Thursday, July 29, 2010

An article in the July 29 issue of the New England Journal of Medicine reviewed evidence for the use of acupuncture for chronic low back pain.
"Acupuncture is a therapeutic intervention characterized by the insertion of fine, solid metallic needles into or through the skin at specific sites," write Brian M. Berman, MD, from the University of Maryland School of Medicine in Baltimore. "The technique is believed to have originated in China, where it has remained a fundamental component of a system of [medicine that] espouses an ancient physiological system (not based on Western scientific empiricism) in which health is seen as the result of harmony among bodily functions and between body and nature. Internal disharmony is believed to cause blockage of the body's vital energy, known as qi, which flows along 12 primary and 8 secondary meridians."

Tenderness on palpation is thought to be evidence of blockage of qi, and inserting acupuncture needles at specific points along the meridians is believed to restore the proper flow of qi. The analgesic effects of acupuncture appear to be based on neural innervation, because they are completely blocked by local anesthesia at needle-insertion sites. Furthermore, acupuncture stimulates the release of endogenous opioids in brainstem, subcortical, and limbic structures, as well as producing mechanical stimulation of connective tissue and other effects on local tissues. Despite these effects, the mechanisms underlying chronic pain relief by acupuncture are not completely understood.

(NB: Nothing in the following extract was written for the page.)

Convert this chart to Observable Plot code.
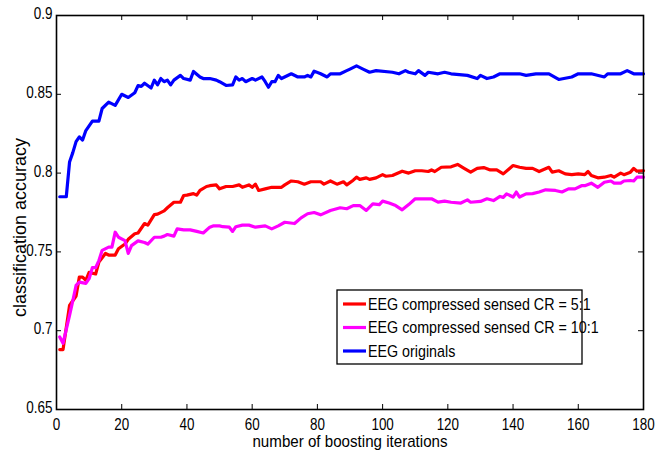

Acupuncture is seldom regarded as the first choice of treatment, in part because randomized controlled clinical trials and large meta-analyses have not proven it to be more effective than sham acupuncture in relieving low back pain. However, it may be useful as part of a multidisciplinary approach to the management of chronic low back pain, along with physical therapy, pain medication, and/or exercise.
"Acupuncture is a regulated discipline, and patients should be referred only to practitioners who are licensed by the state in which they practice," the review authors write. "A diploma from the National Certification Commission for Acupuncture and Oriental Medicine is a requirement for licensure in most states. Physicians may practice acupuncture in the United States after completing one of several medical acupuncture programs."

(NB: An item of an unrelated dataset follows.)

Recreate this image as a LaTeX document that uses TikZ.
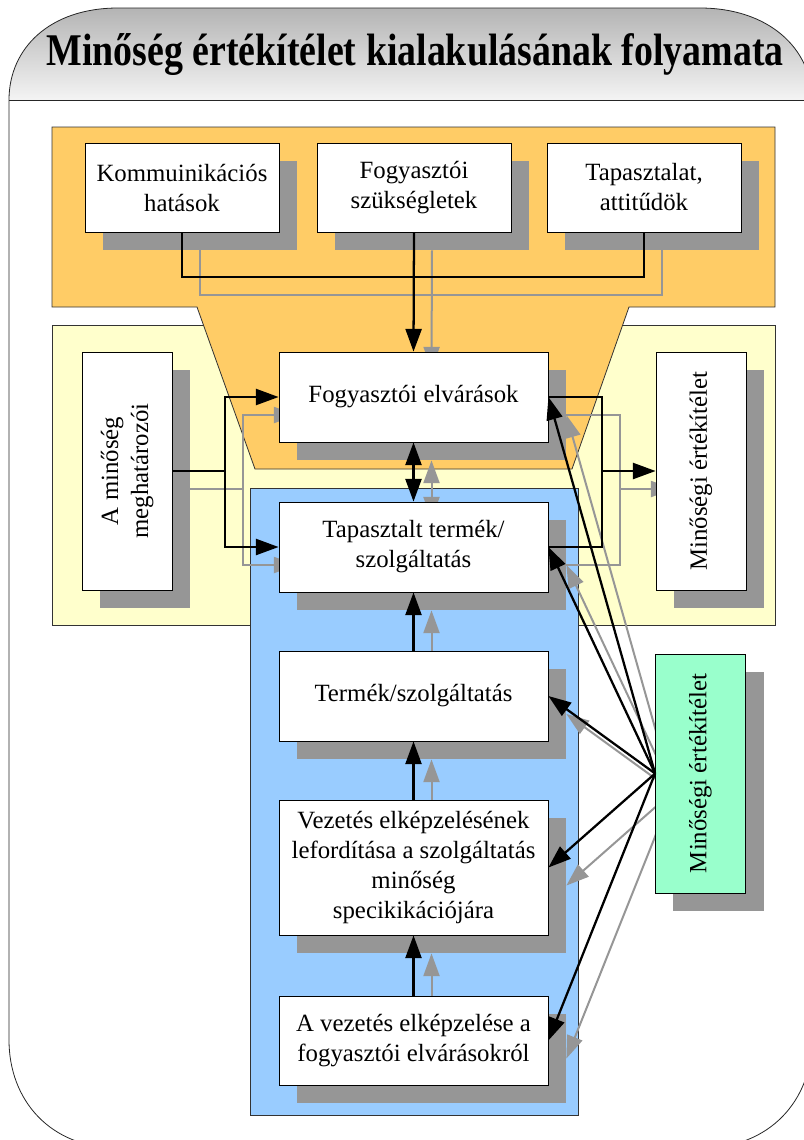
\documentclass[tikz,border=0pt]{standalone}
\usepackage{fontspec}
\setmainfont{Liberation Serif}
\usetikzlibrary{arrows.meta,calc}
\pgfdeclarelayer{regions}
\pgfdeclarelayer{shadows}
\pgfsetlayers{regions,shadows,main}
\definecolor{orangefill}{HTML}{FFCC66}
\definecolor{yellowfill}{HTML}{FFFFCC}
\definecolor{bluefill}{HTML}{99CCFF}
\definecolor{greenfill}{HTML}{99FFCC}
\definecolor{shgray}{HTML}{969696}
\definecolor{hdtop}{HTML}{B4B4B4}
\definecolor{hdbot}{HTML}{F4F4F4}
\tikzset{
  box/.style={draw=black, line width=0.6pt, fill=white, align=center, inner sep=0pt,
    font=\fontsize{18.6}{22.5}\selectfont},
  topbox/.style={box, minimum width=145.5pt, minimum height=66.75pt},
  midbox/.style={box, minimum width=201.75pt, minimum height=67.5pt},
  tallbox/.style={box, minimum width=67.5pt, minimum height=178.5pt},
  region/.style={draw=black!80, line width=0.6pt},
  frameline/.style={draw=black!85, line width=0.6pt},
  bkline/.style={draw=black, line width=1.7pt},
  shline/.style={draw=shgray, line width=1.5pt},
  >={Triangle[length=17pt,width=12pt]}
}
% a connector with its offset grey shadow
\newcommand\twin[2]{%
  \begin{pgfonlayer}{shadows}
    \draw[shline,#1,transform canvas={shift={(13.5pt,-13.5pt)}}] #2;
  \end{pgfonlayer}
  \draw[bkline,#1] #2;}
\begin{document}
\begin{tikzpicture}[x=0.75pt,y=-0.75pt]
\useasboundingbox (0,0) rectangle (804,1140);

% outer frame with shaded header
\begin{pgfonlayer}{regions}
  \shade[top color=hdtop, bottom color=hdbot]
    (9,100) .. controls (9,48) and (50,8) .. (118,8) -- (700,8)
    .. controls (768,8) and (812,48) .. (812,100) -- cycle;
  \draw[frameline] (9,1040) -- (9,100) .. controls (9,48) and (50,8) .. (118,8) -- (700,8)
    .. controls (768,8) and (812,48) .. (812,100) -- (812,1040)
    .. controls (812,1100) and (770,1148) .. (702,1148) -- (118,1148)
    .. controls (50,1148) and (9,1100) .. (9,1040);
  \draw[frameline] (9,100) -- (812,100);

  % coloured background areas
  \draw[region, fill=yellowfill] (52,325) rectangle (775,625);
  \draw[region, fill=orangefill] (52,127) -- (775,127) -- (775,307) -- (629,307)
    -- (572,469) -- (255,469) -- (197,307) -- (52,307) -- cycle;
  \draw[region, fill=bluefill] (250,488) rectangle (578,1115);
\end{pgfonlayer}

% title
\node[font=\fontsize{34}{40}\selectfont\bfseries, anchor=base, inner sep=0pt] (title) at (415,65)
  {\scalebox{0.835}[1]{Minőség értékítélet kialakulásának folyamata}};

% boxes
\node[topbox] (K) at (182,187.5) {Kommuinikációs\\hatások};
\node[topbox] (F) at (414,187.5) {Fogyasztói\\szükségletek};
\node[topbox] (T) at (644,187.5) {Tapasztalat,\\attitűdök};
\node[midbox] (FE) at (413.5,397) {Fogyasztói elvárások};
\node[midbox] (TT) at (413.5,547) {Tapasztalt termék/\\szolgáltatás};
\node[midbox] (TS) at (413.5,696) {Termék/szolgáltatás};
\node[midbox, minimum height=101.25pt] (VE) at (413.5,867.5)
  {Vezetés elképzelésének\\lefordítása a szolgáltatás\\minőség\\specikikációjára};
\node[midbox, minimum height=66.75pt] (AV) at (413.5,1040.5)
  {A vezetés elképzelése a\\fogyasztói elvárásokról};
\node[tallbox] (AM) at (127,471)
  {\rotatebox{90}{\begin{tabular}{@{}c@{}}A minőség\\meghatározói\end{tabular}}};
\node[tallbox] (ME1) at (701,471) {\rotatebox{90}{Minőségi értékítélet}};
\node[tallbox, fill=greenfill, minimum height=179.25pt] (ME2) at (700.5,773.5)
  {\rotatebox{90}{Minőségi értékítélet}};

% box shadows
\begin{pgfonlayer}{shadows}
  \foreach \n in {K,F,T,FE,TT,TS,VE,AV,AM,ME1,ME2}
    \fill[shgray] ([shift={(18,18)}]\n.south west) rectangle ([shift={(18,18)}]\n.north east);
\end{pgfonlayer}

% junction points
\coordinate (jT) at (414,277);
\coordinate (jL) at (225,471);
\coordinate (jR) at (602,471);

% connectors
\twin{}{(K.south) |- (jT) -| (T.south)}
\twin{->}{(F.south) -- (FE.north)}
\twin{->}{(AM.east) -- (jL) |- (FE.west)}
\twin{->}{(jL) |- (TT.west)}
\twin{<->}{(FE.south) -- (TT.north)}
\twin{}{(FE.east) -| (jR) |- (TT.east)}
\twin{->}{(jR) -- (ME1.west)}
\twin{->}{(TS.north) -- (TT.south)}
\twin{->}{(VE.north) -- (TS.south)}
\twin{->}{(AV.north) -- (VE.south)}
\twin{->}{(ME2.west) -- (FE.east)}
\twin{->}{(ME2.west) -- (TT.east)}
\twin{->}{(ME2.west) -- (TS.east)}
\twin{->}{(ME2.west) -- (VE.east)}
\twin{->}{(ME2.west) -- (AV.east)}
\end{tikzpicture}
\end{document}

Contraindications to acupuncture include coagulation and bleeding disorders, use of anticoagulants, severe psychiatric disease, and local skin infections or trauma. Electroacupuncture should not be used at the site of pacemakers or other implanted electrical devices. Pregnant women may undergo acupuncture, but not at specific acupuncture points known to be especially sensitive to needle insertion or at acupuncture points in the abdominal regions.

One treatment is considered to be insufficient, and recent trials of acupuncture for low back pain used at least 12 acupuncture sessions, often starting with 2 sessions a week and tapering off after 4 weeks to once weekly, with booster treatments sometimes used monthly or every other month. Acupuncture should be discontinued if there are no apparent effects after 10 to 12 sessions.
"There is continuing debate in the medical community regarding the role of the placebo effect in acupuncture," the review authors write. "The most recent well-powered clinical trials of acupuncture for chronic low back pain showed that sham acupuncture was as effective as real acupuncture. The simplest explanation of such findings is that the specific therapeutic effects of acupuncture, if present, are small, whereas its clinically relevant benefits are mostly attributable to contextual and psychosocial factors, such as patients' beliefs and expectations, attention from the acupuncturist, and highly focused, spatially directed attention on the part of the patient."

Joint clinical practice guidelines from the American College of Physicians and the American Pain Society recommend that clinicians consider acupuncture as one possible treatment option for patients with chronic low back pain refractory to self-care (level of supporting evidence, fair). According to the North American Spine Society, acupuncture offers better short-term pain relief and functional improvement than no treatment, and adding acupuncture to other treatments is more effective than other treatments alone, but high-quality, randomized controlled trials are still needed comparing acupuncture with no treatment and with sham acupuncture.